V: In der Zusammenarbeit ist da kein Unterschied. Im Prinzip sind die Fragen immer die Gleichen, was nichts Schlechtes bedeuten soll. Es gibt einfach keine grundlegenden Unterschiede. Klar, das Sujet oder das Thema und auch die Erzählprinzipien sind ein bisschen anders. Aber die Art und Weise, wie wir uns damit auseinandersetzen, ist im Prinzip die Gleiche.

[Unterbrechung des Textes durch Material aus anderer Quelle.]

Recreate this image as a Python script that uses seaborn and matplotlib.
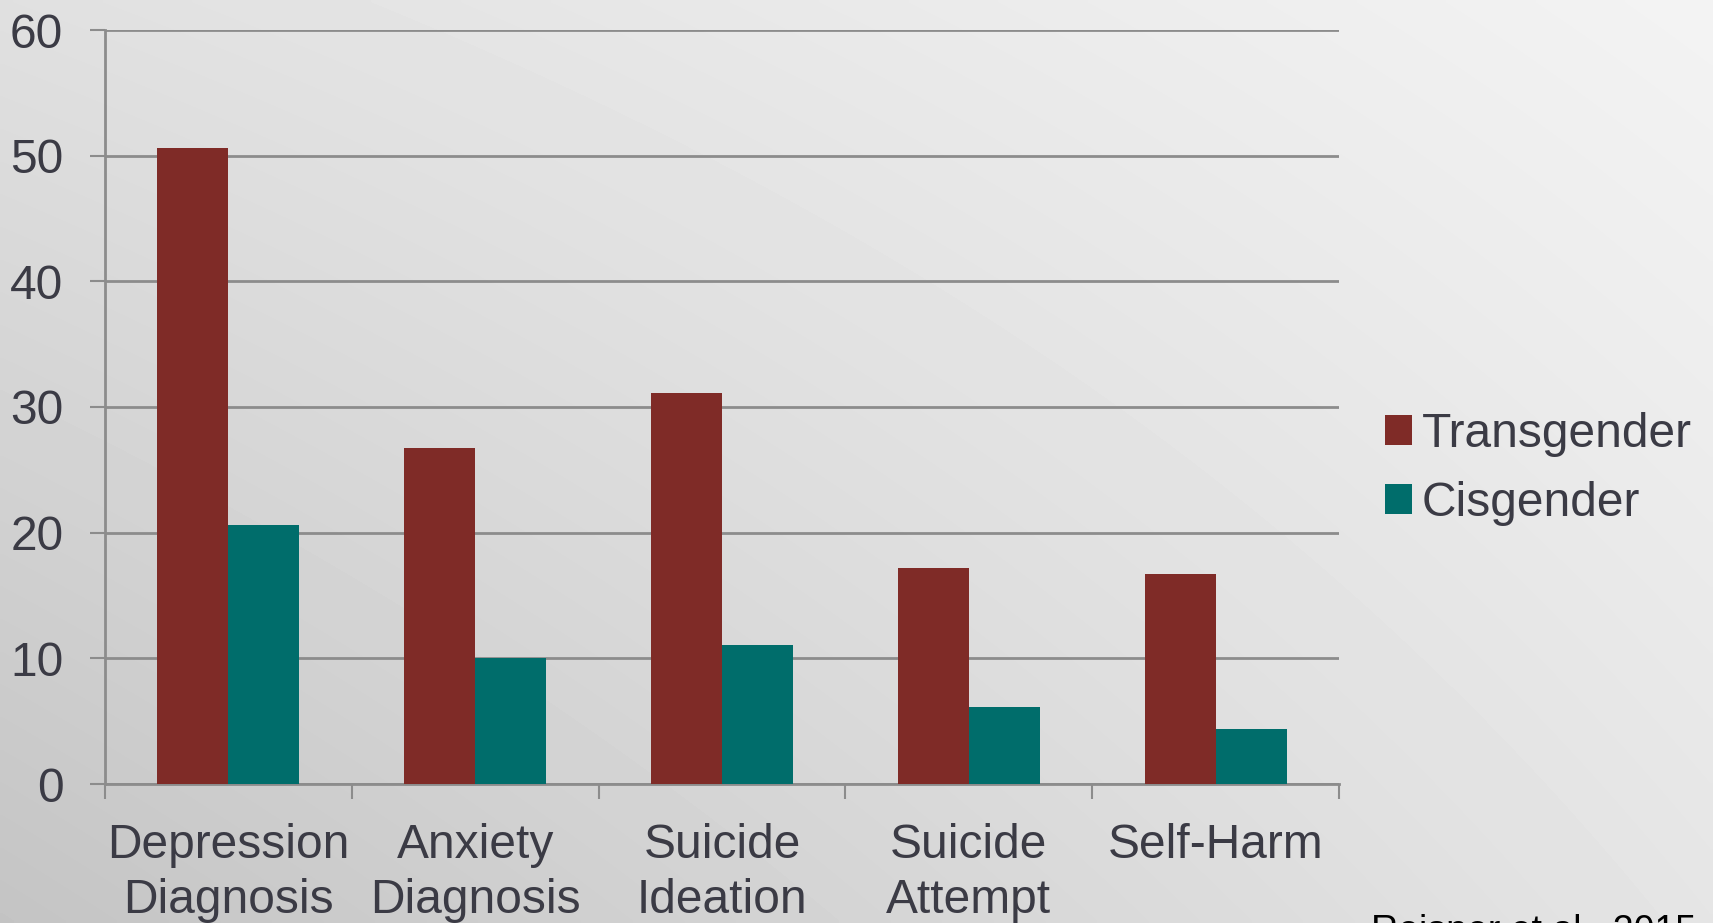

K: Im Dokumentarfilm sehe ich persönlich mehr Unabhängigkeit, weil es für mich mehr Freiraum bedeutet. Beim Spielfilm gibt es da mehr Abhängigkeit im Schnitt. Da sind auch mehr Geld und mehr Schauspieler im Spiel, das Team ist größer. Im Dokumentarfilm ist das Team kleiner, da ist man vielleicht einer von fünf. Beim Spielfilm ist man gerne mal einer von 35. Andererseits hat der Spielfilm in der Außenwahrnehmung eine größere Bedeutung. Wenn man sich als Spielfilmeditor einen Namen macht, hat es einen größeren Wert für die Karriere. Was die Arbeit an sich angeht, habe ich es immer sehr gemocht zu wechseln. Beim Spielfilm befreit es mich von der Verantwortung und auch das Ergebnis ist manchmal schneller erreicht. Beim Dokumentarfilm braucht man schon ganz schön viel Ausdauer. Es gibt auch Unterschiede in den Designs. Man schneidet auch in seiner Karriere als Editor weniger Dokumentarfilme dieser Art [wie Beuys] als Spielfilme.

Der Fokus beim Filmplus Festival liegt auf dem Schnitt. Nun ist es so, dass die meisten Kino-Besucher Schnitttechniken lediglich unterbewusst wahrnehmen. Wie verhält es sich beim Festival-Publikum, haben Sie schon direkte Rückmeldungen erhalten?

V: Inge Schneider1Inge Schneider ist die diesjährige Preisträgerin des Ehrenpreis Schnitt. Als Editorin ist sie vor allem für ihre zahlreichen Dokumentarfilme bekannt. hat gesagt, dass ihr der Film gut gefallen hat. So sammeln wir peu à peu Meinungen ein. Und das Besondere an dem Film ist, dass sowohl Menschen, die Beuys bereits kannten, als auch jüngere Generationen, die ihn nicht so gut kennen, positiv auf den Film reagieren und etwas über Beuys erfahren.

K: Es hat ja auch bereits vieles stattgefunden. Für uns war der Ausgangspunkt die Berlinale – was etwas sehr besonderes war. Da kommen nur wenige Filme hin. Da gab es Presse und Fotoshootings und das ganze Drumherum. Die Kritiken haben wir natürlich auch gelesen und uns Gedanken dazu gemacht, wie der Film ankommt. Seitdem haben wir auch einige Vorträge gehalten und waren mit dem Film in Schulen. Für den Film kriegen wir viele Reaktionen. Das macht Spaß!